The US dollar traded on a positive territory on Wednesday, following Federal Reserve Chairman Jerome Powell’s optimism over the US economy and support for the central bank’s plan to gradually raise interest rates.
The US dollar index, which tracks the greenback against a basket of six major currencies, edged higher by 0.3 percent to $95.05.
Powell’s upbeat statement pushed the dollar to its six-month high against the yen, as the pair added 0.06 percent to 112.96, after climbing as high as 113.08 earlier in the day, its strongest since January 9.
Senior FX strategist Junichi Ishikawa said the greenback stands to gain further, particularly against the yen, with risk aversion in the equity markets fading.
Less risk aversion was reflected on the US stocks, which strengthened overnight and helped bolster Asian shares on Wednesday, as a result of Powell’s positive assessment of the US economy.
The dollar also advanced 0.4 percent to 1.3247 against its Canadian counterpart, while it fell 0.01 percent to 1.000 against the Swiss franc.
While long-term Treasury yields are not rising significantly, that is a sign of investor demand for US assets that generates a degree of dollar-buying, added Ishikawa.
The 10-year Treasury yield steadied this week and was at 2.858 percent on Wednesday, although it has been steadily falling from a seven-year high above the 3 percent barrier set in May.
The 2-year Treasury note, which is the most sensitive to the market’s outlook on changes in Fed policy, has hit a decade-high and last stood at 2.615 percent.
For that reason, the US yield curve was at its flattest in 11 years and near inverting. An inverted yield curve occurs when the 10-year yield becomes lower than the 2-year yield. It sometimes acts as an indication of weakening confidence towards the economy and a signal for recession.
Market research head Tohru Sasaki said the correlation between yield curve and the dollar has been rather unstable and considering this, currencies are unlikely to react strongly when the curve does invert.
Powell Supports Rate Hike Views, Warns of Trade Uncertainty
With a better job market, inflation nearing the Fed’s goal, and the risks to the economic outlook roughly balanced, Powell reiterated on Tuesday that sticking with the central bank’s plan to steadily increase rates was the best way for the time being.
Powell said if they hike interest rates too slowly, it may result to high inflation or financial market excesses, then again, if they lift rates too quickly, the economy could weaken and inflation might move below their objective.
Powell, along with his fellow Fed policymakers expects the job market to remain strong and inflation to stay close to its 2 percent target over the next several years.
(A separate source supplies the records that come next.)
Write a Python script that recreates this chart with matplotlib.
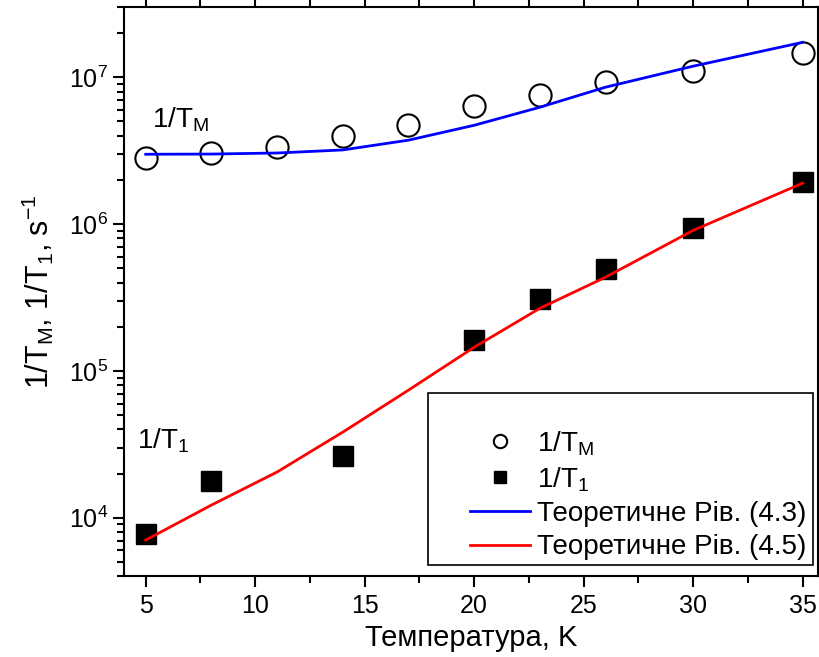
import matplotlib
matplotlib.use('Agg')
import matplotlib.pyplot as plt
from matplotlib.patches import Rectangle
from matplotlib.ticker import MultipleLocator, LogLocator, NullFormatter

plt.rcParams['font.family'] = ['Liberation Sans', 'DejaVu Sans']
plt.rcParams['mathtext.fontset'] = 'custom'
plt.rcParams['mathtext.rm'] = 'Liberation Sans'

# experimental points
temp_m = [5, 8, 11, 14, 17, 20, 23, 26, 30, 35]
rate_m = [2.81e6, 3.04e6, 3.34e6, 3.97e6, 4.71e6, 6.35e6, 7.55e6, 9.25e6, 1.10e7, 1.46e7]

temp_1 = [5, 8, 14, 20, 23, 26, 30, 35]
rate_1 = [7.74e3, 1.78e4, 2.63e4, 1.62e5, 3.07e5, 4.91e5, 9.46e5, 1.93e6]

# theory curves
temp_th = [5, 8, 11, 14, 17, 20, 23, 26, 30, 35]
theory_m = [2.99e6, 3.0e6, 3.05e6, 3.2e6, 3.73e6, 4.71e6, 6.25e6, 8.56e6, 1.19e7, 1.73e7]
theory_1 = [7.05e3, 1.22e4, 2.05e4, 3.83e4, 7.4e4, 1.45e5, 2.67e5, 4.35e5, 9.06e5, 1.90e6]

fig = plt.figure(figsize=(8.2, 6.57), dpi=100)
ax = fig.add_axes([0.151, 0.123, 0.847, 0.866])

ax.plot(temp_m, rate_m, 'o', mfc='white', mec='black', mew=1.5, ms=16, label=r'1/T$_\mathregular{M}$', zorder=2)
ax.plot(temp_1, rate_1, 's', color='black', ms=14, label=r'1/T$_\mathregular{1}$', zorder=2)
ax.plot(temp_th, theory_m, color='#0000ff', lw=2, label='Теоретичне Рів. (4.3)', zorder=3)
ax.plot(temp_th, theory_1, color='#ff0000', lw=2, label='Теоретичне Рів. (4.5)', zorder=3)

ax.set_yscale('log')
ax.set_xlim(4.0, 35.72)
ax.set_ylim(4e3, 3e7)

ax.xaxis.set_major_locator(MultipleLocator(5))
ax.xaxis.set_minor_locator(MultipleLocator(2.5))
ax.yaxis.set_major_locator(LogLocator(base=10))
ax.yaxis.set_minor_locator(LogLocator(base=10, subs=range(2, 10)))
ax.yaxis.set_minor_formatter(NullFormatter())

ax.tick_params(which='major', direction='out', length=8, width=1.5, labelsize=18, top=True, right=True)
ax.tick_params(axis='x', which='major', pad=5)
ax.tick_params(which='minor', direction='out', length=5, width=1.5, top=True, right=True)
for s in ax.spines.values():
    s.set_linewidth(1.5)

ax.set_xlabel('Температура, K', fontsize=21, labelpad=4)
ax.set_ylabel(r'1/T$_\mathregular{M}$, 1/T$_\mathregular{1}$, s$^\mathregular{-1}$', fontsize=22, labelpad=9)

ax.text(5.27, 4.6e6, r'1/T$_\mathregular{M}$', fontsize=20)
ax.text(4.6, 3.0e4, r'1/T$_\mathregular{1}$', fontsize=20)

# legend box (fixed size, content sits to the right)
ax.add_patch(Rectangle((0.438, 0.0193), 0.5548, 0.302, transform=ax.transAxes,
                       fill=True, facecolor='white', edgecolor='black', lw=1.2, zorder=4))
leg = ax.legend(loc='lower right', bbox_to_anchor=(0.9827, 0.028), fontsize=20, markerscale=0.6,
                frameon=False, borderpad=0, borderaxespad=0, labelspacing=0.26,
                handlelength=2.16, handletextpad=0.25)
leg.set_zorder(5)

fig.savefig('out.png', dpi=100)
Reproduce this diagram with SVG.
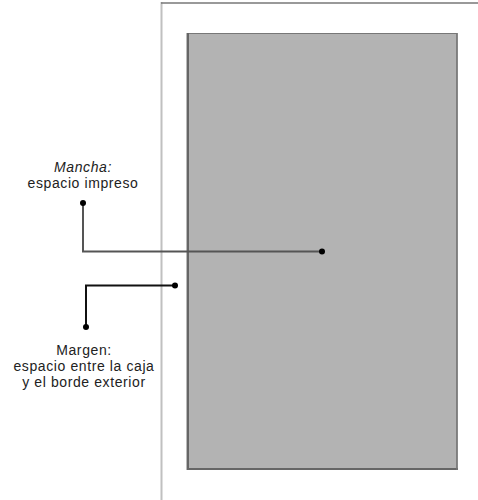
<svg xmlns="http://www.w3.org/2000/svg" width="478" height="500" viewBox="0 0 478 500">
<style>
.lbl{font-family:"Liberation Sans",Arial,sans-serif;font-size:14px;fill:#222;text-anchor:middle;letter-spacing:0.6px}
.dot{fill:#000}
</style>
<rect width="478" height="500" fill="#fff"/>
<g id="page">
<line x1="161.5" y1="2" x2="161.5" y2="500" stroke="#c0c0c0" stroke-width="2"/>
<line x1="161" y1="3" x2="478" y2="3" stroke="#777" stroke-width="1.5"/>
</g>
<g id="caja">
<rect x="187" y="33.5" width="270" height="436" fill="#b3b3b3" stroke="#777" stroke-width="1"/>
<line x1="188" y1="33" x2="188" y2="470" stroke="#666" stroke-width="2"/>
<line x1="187" y1="469" x2="458" y2="469" stroke="#666" stroke-width="2"/>
<line x1="457" y1="33" x2="457" y2="470" stroke="#777" stroke-width="1.5"/>
</g>
<g id="connectors" fill="none" stroke-width="2">
<polyline points="83,203 83,251.5 322,251.5" stroke="#555"/>
<polyline points="175,285.5 86,285.5 86,327" stroke="#111"/>
</g>
<g id="mancha">
<circle class="dot" cx="83" cy="203" r="3"/>
<circle class="dot" cx="322" cy="251.5" r="3"/>
<text class="lbl" x="83" y="172" font-style="italic">Mancha:</text>
<text class="lbl" x="83" y="188">espacio impreso</text>
</g>
<g id="margen">
<circle class="dot" cx="175" cy="285.5" r="3"/>
<circle class="dot" cx="86" cy="327" r="3"/>
<text class="lbl" x="84" y="355">Margen:</text>
<text class="lbl" x="84" y="371">espacio entre la caja</text>
<text class="lbl" x="84" y="387">y el borde exterior</text>
</g>
</svg>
However, uncertainty concerning the ongoing trade tensions made it difficult for the central bank to predict the outcome of the current trade policy discussions, as well as the size and timing of the economic effects of the recent changes in fiscal policy.
Powell also noted that protectionism could risk restraining economic growth, seeing countries that have remained open to trade that have not put up barriers, including tariffs, have grown faster, had higher incomes, and better productivity.
In addition, trade worries might affect wages and capital expenditures (capex), although the Fed does not have an estimate yet, but Powell stated that they have heard a growing chorus of concern which now starts to suggest an actual capex plan being delayed for the moment.
Overall, the central bank sees the possibility of the economy unexpectedly weakening to be more or less balanced, with the prospect of the economy expanding quicker than they have currently expected.